As budget season goes on in DuPage County, there have been several mentions of County Board Chairman Dan Cronin's Accountability, Consolidation and Transparency Initiative.
The initiative is aimed at streamlining and reducing local government and already has spearheaded the dissolution of three government agencies, required stricter ethics rules and saved millions, according to county estimates.
But despite the frequent political name-dropping of the push, there has been little public movement on it in recent months.
However, Cronin said there is more coming and potentially on a much wider stage.
On Nov. 2, he and other officials across the area will come together at the University of Illinois at Chicago for the Efficiency Advantage: Stories of Collaboration & Innovation in Local Government conference.

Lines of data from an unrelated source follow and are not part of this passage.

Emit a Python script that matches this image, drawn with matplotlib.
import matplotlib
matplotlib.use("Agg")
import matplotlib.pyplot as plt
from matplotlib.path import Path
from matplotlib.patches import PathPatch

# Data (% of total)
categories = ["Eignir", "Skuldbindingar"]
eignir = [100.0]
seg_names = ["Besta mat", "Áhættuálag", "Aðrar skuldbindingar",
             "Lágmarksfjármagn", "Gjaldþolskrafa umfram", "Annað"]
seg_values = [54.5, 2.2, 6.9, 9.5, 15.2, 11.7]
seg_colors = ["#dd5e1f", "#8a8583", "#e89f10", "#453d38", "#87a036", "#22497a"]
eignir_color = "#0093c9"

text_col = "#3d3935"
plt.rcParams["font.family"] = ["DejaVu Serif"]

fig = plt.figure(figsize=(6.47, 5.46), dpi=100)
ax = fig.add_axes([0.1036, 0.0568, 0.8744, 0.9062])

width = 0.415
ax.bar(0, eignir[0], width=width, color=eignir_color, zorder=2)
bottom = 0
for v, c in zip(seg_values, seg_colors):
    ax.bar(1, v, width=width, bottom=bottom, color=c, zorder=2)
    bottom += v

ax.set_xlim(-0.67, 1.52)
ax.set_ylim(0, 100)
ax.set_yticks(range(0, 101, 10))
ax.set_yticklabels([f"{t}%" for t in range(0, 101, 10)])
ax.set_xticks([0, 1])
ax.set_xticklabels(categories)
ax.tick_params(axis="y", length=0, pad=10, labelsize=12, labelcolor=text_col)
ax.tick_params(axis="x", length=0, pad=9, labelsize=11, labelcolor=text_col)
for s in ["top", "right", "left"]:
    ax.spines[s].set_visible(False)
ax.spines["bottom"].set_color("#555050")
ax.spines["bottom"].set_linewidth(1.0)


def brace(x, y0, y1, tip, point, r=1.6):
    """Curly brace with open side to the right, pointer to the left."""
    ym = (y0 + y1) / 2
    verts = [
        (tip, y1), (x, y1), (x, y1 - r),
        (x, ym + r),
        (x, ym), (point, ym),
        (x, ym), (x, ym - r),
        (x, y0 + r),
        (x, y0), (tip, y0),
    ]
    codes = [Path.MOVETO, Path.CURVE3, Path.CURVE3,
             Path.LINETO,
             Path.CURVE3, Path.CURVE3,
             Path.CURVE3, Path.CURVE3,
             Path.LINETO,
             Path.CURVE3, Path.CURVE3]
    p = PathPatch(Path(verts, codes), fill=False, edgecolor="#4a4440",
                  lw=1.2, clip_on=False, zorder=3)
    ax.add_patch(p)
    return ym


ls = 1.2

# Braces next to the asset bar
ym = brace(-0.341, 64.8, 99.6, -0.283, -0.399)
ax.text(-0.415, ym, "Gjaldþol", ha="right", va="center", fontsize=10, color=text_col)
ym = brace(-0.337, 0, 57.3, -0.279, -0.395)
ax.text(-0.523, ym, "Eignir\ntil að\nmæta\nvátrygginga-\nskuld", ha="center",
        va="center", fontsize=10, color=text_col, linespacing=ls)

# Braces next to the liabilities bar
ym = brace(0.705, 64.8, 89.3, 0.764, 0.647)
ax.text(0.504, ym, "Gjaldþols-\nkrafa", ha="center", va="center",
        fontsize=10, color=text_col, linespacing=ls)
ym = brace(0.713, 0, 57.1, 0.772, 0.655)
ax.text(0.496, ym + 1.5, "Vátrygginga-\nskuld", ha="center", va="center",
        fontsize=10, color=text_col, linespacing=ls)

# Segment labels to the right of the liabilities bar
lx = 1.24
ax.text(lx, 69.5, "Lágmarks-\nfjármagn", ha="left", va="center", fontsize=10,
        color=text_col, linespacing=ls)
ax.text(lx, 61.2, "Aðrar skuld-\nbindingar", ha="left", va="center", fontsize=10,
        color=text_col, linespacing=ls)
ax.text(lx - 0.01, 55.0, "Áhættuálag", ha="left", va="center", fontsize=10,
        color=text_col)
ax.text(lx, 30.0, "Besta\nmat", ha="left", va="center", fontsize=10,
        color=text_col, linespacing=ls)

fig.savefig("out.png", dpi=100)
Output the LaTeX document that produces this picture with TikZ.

"We feel an obligation to take this experience and put it on the stage – not to pat ourselves on the back – to show people, 'This is what we're doing, here's the handbook, let's celebrate it and let's do what we can to change the culture,'" he said.
Cronin said he believed the approach could be brought statewide not only through the attitudes of lawmakers, but also through the Local Government Consolidation and Unfunded Mandate Task Force headed by Lt. Gov. Evelyn Sanguinetti and the expansion of a key law allowing DuPage to dissolve units of government with county-appointed boards deemed redundant or defunct.
He also said the previously announced concept of a voluntary, regional fire organization to pool services and cut costs had limited results. Though fire districts and departments had yet to band together across the entire county, existing partnerships such as the West Suburban Fire Alliance had embraced the shared system even further than they had already.
There also was continued work on the possible streamlining or eliminating of several more entities: the Century Hill Street Lighting District in Naperville, Highland Hills Sanitary District in unincorporated DuPage County near Lombard and the Salt Creek Sanitary District in Villa Park. All three were among the 24 agencies identified in the state law allowing the county to dissolve units of government.
Currently, the lighting district collects $17,000 each year in local tax levies to pay for the infrastructure costs of maintaining 77 street lights. Cronin said the county was working with the residents who created the district to see how they wanted to continue.
"We're making progress there," he said. "A lot of it is very door to door and localized effort."
Cronin also felt encouraged about the other two potential ACT candidates. The county expects staff to deliver a full report on both in a matter of months and as early as the end of this year.
"We think it's a desirable, good thing to do more with less, but a lot of people don't talk about it," he said.